BUNDAN bir süre önce İstanbul Sanayi Odası, iktisatçılar arasında "Türk ekonomisinin öncelikli üç sorunu ve çözüm önerileri" başlıklı bir anket yapmıştı.
Ben bu ankete verdiğim cevapta, Türk ekonomisinin öncelikli üç sorununu, 1) İzlenen "yüksek faiz-düşük kur" politikası, 2) Kayıtdışılık ve 3) Vahşi şehirleşme olarak gördüğümü söylemiş ve çözüm önerilerimi ortaya koymuştum.

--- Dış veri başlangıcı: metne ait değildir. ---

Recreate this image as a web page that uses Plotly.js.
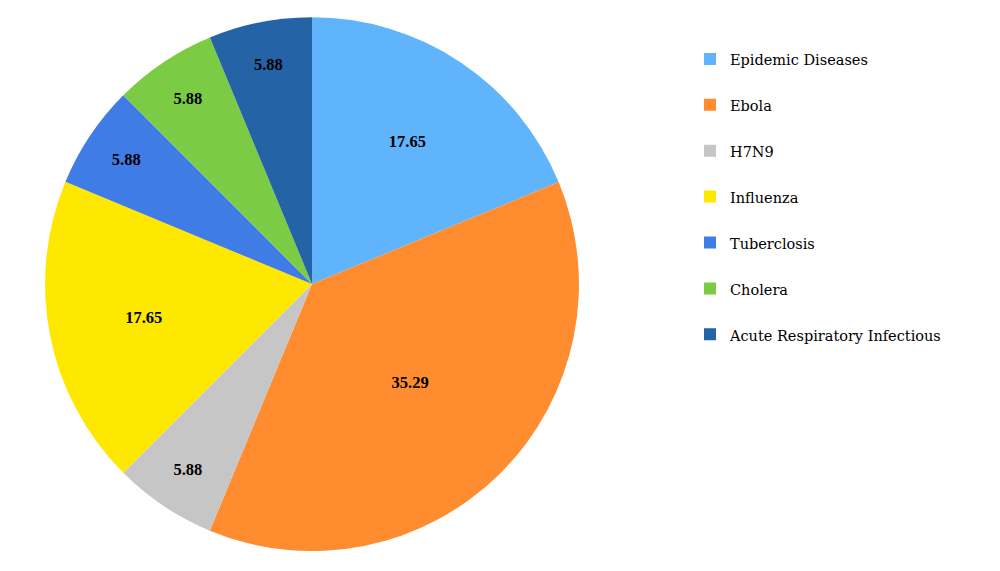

Yıllar önce Milliyet Gazetesi’nde Ali Gevgilili’nin yönettiği "düşünenlerin düşünceleri" diye bir köşe vardı. Ben de bu köşeye yazı yollayanlardan biriydim. 1967 yılında peş peşe yazdığım iki makaleden birincisinin başlığı "İmar Vahşeti", ikincisininki ise "Trafik Vahşeti" idi. Anlayacağınız benim, imar ve trafik vahşeti takıntım uzun süredir devam ediyor.
* * *
Başbakan Erdoğan geçen hafta "Gecekonducular şehirleri ur gibi sarmış. Bunlar nereden zavallı oluyor. Orada bir işgal var" diye bir çıkış yaptı. Kısaca benim "garibanizm" adını taktığım "Gariptir, ne yapsa yeridir" inancını topa tuttu. Ertuğrul Özkök salı günü Başbakan’ı bu yürekli çıkışından dolayı kutladı. Ben ikisini de kutluyorum. Başbakan Erdoğan ve başgazeteci Özkök, Türkiye’ye yön veren önemli kişilerdir. Onların takınacakları tavır, Türkiye’nin en büyük ekonomik sorunu olan "gayri iktisadi şehirleşme" meselesinin çözümüne mutlaka katkı yapacaktır. Ertuğrul Özkök’ü, geçmişte "şehir yağmasına destek veren solcu zihniyeti" takbih etmesinden dolayı da ayrıca tebrik ediyorum. Solculuğun borusunun güçlü öttüğü 70’li yıllarda, gecekondu bölgeleri "devrimci fidanlığı" kabul edilmişti. O zamanlar kolluk kuvvetleriyle çatışan işgalciler, solcu basın tarafından kahraman ilan edilir; üniversiteli solcu gençler, kanun hakimiyetini tesis etmeye çalışan belediye ve polis ekiplerine karşı bizzat savaşırdı. Bugün bile kaçak yapıları yıkan belediye memurları ile işgalci güçler arasında çıkan çatışmada "işgalci ve yağmacılardan yana haber yapmak" reyting getiren gazetecilik kabul edilmektedir. Eğer basın bu konuda tutum değişikliği yapabilirse (ki; benim fazla bir ümidim yok) Türkiye medeniyete yürüyüşünde önemli bir engeli aşmış olacaktır. Kaderin cilvesine bakın ki; solcular tarafından "devrimci fidanlığı" kabul edilip propaganda koruması altına alınan "gündüz kondu" bölgeleri, kısa bir zaman sonra dinci militanların yetiştiği bağlara dönüştü. Bu kurtarılmış bölgelerin bir kısmı şimdi, ayrılıkçı güçlerin "polis giremez" ilan ettiği mahalleler haline geldi.
* * *
Medeniyet yolunda demokratik bir şekilde ilerlemek isteyen bir ülkede, "kanun hakimiyeti" her şeyden önce "mülkte" tesis edilmelidir. Kanun hakimiyeti, Tüpraş ihalesinde (yeni sahiplerin ileride gerekli yatırımları yapması güvence altına alınmamıştır gibi hukukçuların üstüne vazife olmayan bir gerekçeyle) yürütmeyi durdurma kararı vererek sağlanamaz. Kanun hakimiyeti, Başbakan’ın işgalcilere karşı çıkmasını, yargının, Meclis’in ve basının desteklemesiyle sağlanır.
Son Söz: Siyasallaşan hukuk, hukuk devletine zarar verir.